Wie kommt es, daß die Frauen so lange geschwiegen, sich nicht zusammengeschlossen haben?

Ich habe nach Zeichen gesucht und keine einzige Frau getroffen, die es gewagt hätte, ihre Wut zu äußern. Das war immer seltsam gedrückt. Ich glaube, daran wird klar, daß es für viele Frauen offenbar unberechtigt war, Wut zu äußern. Sie waren das besiegte Land, sie gehörten zur Nation der Faschisten, und sie hatten gewissermaßen kein Recht, nachdem sie erfahren hatten, was die Deutschen anderen angetan hatten, sich selber noch über irgend etwas zu beklagen. Und das hat zu einer unglaublichen Deformation der Gefühle geführt. Wenn ein dreizehn-, vierzehnjähriges Mädchen vergewaltigt wird, kann man nicht sagen, die ist bestimmt eine Faschistin gewesen. Aber sie hatte ganz tief verinnerlicht, daß darüber nicht zu reden ist, daß es Schuld ist. Und wenn sie es überlebt hat, dann hat sie den Mund gehalten, weil sie dann auch irgendwann — im Umfeld, nehme ich an — gelernt hat, daß sei eine Form gerechter Rache gewesen. Dahinter steckt eine ganz furchtbare Logik: daß man Unrecht aufrechnet. Das ist gerade in dieser Frage oft passiert. In dem Augenblick, wo über die Greuel der Vergewaltigungen gesprochen wird, kommt mit Sicherheit der Satz: »Aber was haben die Deutschen — die deutschen Männer — in der Sowjetunion gemacht.« Das ist eine schreckliche Logik. Das wird jeder zweite Mann sagen. Frauen sind da zurückhaltender.

War das auch ein Grund dafür, daß Sie mit der Finanzierung Ihres Films Schwierigkeiten hatten?

Ganz gewiß. Ja. Das wurde mir auch so gesagt. Und daß das Thema Glasnost und Perestroika störe.

Verschweigen und vergessen als Basis der Völkerverständigung?

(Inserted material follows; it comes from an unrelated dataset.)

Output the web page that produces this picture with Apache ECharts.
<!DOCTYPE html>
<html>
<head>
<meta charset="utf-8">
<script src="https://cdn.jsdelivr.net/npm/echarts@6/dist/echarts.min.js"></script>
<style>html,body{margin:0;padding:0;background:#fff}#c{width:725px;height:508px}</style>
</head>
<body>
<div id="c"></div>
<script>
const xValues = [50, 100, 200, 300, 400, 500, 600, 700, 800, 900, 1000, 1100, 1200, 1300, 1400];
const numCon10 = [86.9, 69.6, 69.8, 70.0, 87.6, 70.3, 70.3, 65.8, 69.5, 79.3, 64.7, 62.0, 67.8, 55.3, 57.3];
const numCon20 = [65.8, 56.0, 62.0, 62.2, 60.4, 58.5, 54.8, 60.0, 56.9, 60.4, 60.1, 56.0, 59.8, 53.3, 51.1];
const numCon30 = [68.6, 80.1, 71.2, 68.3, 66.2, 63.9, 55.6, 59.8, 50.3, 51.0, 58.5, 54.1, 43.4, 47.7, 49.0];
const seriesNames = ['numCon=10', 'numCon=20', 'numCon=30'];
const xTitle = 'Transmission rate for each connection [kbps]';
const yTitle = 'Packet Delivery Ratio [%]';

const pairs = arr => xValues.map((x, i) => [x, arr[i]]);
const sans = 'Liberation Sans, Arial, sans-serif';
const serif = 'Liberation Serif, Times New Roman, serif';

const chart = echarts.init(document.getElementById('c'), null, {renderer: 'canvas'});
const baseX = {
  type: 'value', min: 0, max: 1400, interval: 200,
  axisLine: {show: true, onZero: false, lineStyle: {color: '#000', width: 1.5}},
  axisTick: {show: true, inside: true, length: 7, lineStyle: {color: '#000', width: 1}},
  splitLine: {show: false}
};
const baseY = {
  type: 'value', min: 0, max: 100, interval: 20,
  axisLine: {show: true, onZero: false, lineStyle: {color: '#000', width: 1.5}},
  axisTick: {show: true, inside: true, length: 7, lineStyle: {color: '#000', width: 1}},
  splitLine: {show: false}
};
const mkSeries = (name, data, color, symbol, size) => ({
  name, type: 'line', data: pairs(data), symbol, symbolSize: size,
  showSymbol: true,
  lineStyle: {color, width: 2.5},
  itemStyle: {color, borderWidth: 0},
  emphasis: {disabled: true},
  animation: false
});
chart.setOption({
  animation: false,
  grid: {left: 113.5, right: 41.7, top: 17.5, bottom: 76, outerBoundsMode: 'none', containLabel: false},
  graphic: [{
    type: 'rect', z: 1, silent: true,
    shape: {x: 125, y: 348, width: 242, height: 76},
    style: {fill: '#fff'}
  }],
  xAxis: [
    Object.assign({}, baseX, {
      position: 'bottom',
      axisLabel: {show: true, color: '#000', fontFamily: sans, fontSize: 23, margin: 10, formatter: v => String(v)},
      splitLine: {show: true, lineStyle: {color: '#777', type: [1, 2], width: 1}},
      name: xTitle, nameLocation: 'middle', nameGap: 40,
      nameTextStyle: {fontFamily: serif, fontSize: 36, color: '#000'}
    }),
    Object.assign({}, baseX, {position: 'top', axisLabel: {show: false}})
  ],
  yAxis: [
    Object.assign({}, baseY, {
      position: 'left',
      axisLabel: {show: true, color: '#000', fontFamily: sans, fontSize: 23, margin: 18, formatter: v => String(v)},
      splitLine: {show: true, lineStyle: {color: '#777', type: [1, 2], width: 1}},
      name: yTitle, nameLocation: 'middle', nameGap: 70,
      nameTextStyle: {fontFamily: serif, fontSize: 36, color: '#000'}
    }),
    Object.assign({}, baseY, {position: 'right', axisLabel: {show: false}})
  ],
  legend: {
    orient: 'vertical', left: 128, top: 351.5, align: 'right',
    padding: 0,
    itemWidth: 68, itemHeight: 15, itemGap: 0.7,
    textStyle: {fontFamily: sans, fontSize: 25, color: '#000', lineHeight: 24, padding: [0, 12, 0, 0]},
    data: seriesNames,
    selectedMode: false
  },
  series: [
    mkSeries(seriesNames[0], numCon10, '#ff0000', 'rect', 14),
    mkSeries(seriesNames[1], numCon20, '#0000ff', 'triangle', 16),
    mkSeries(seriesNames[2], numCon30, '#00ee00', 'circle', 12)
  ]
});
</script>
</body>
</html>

Das ist eine hochpolitische Frage. Die Frauen wurden im Grunde dazu gedrängt zu vergessen. Und auf der anderen Seite muß man die gleiche Zeit erinnern. Dieser Widerspruch hat mit Sicherheit Konsequenzen. Ich denke, daß auf Grund dieser herausgefundenen Fakten die Nachkriegsgeschichte noch einmal neu geschrieben werden muß. Mit Helke Sander sprach

Gesine Strempel

Wir bitten die dafür Verantwortlichen um baldige In-die-Kino-Bringung des Films. Danke.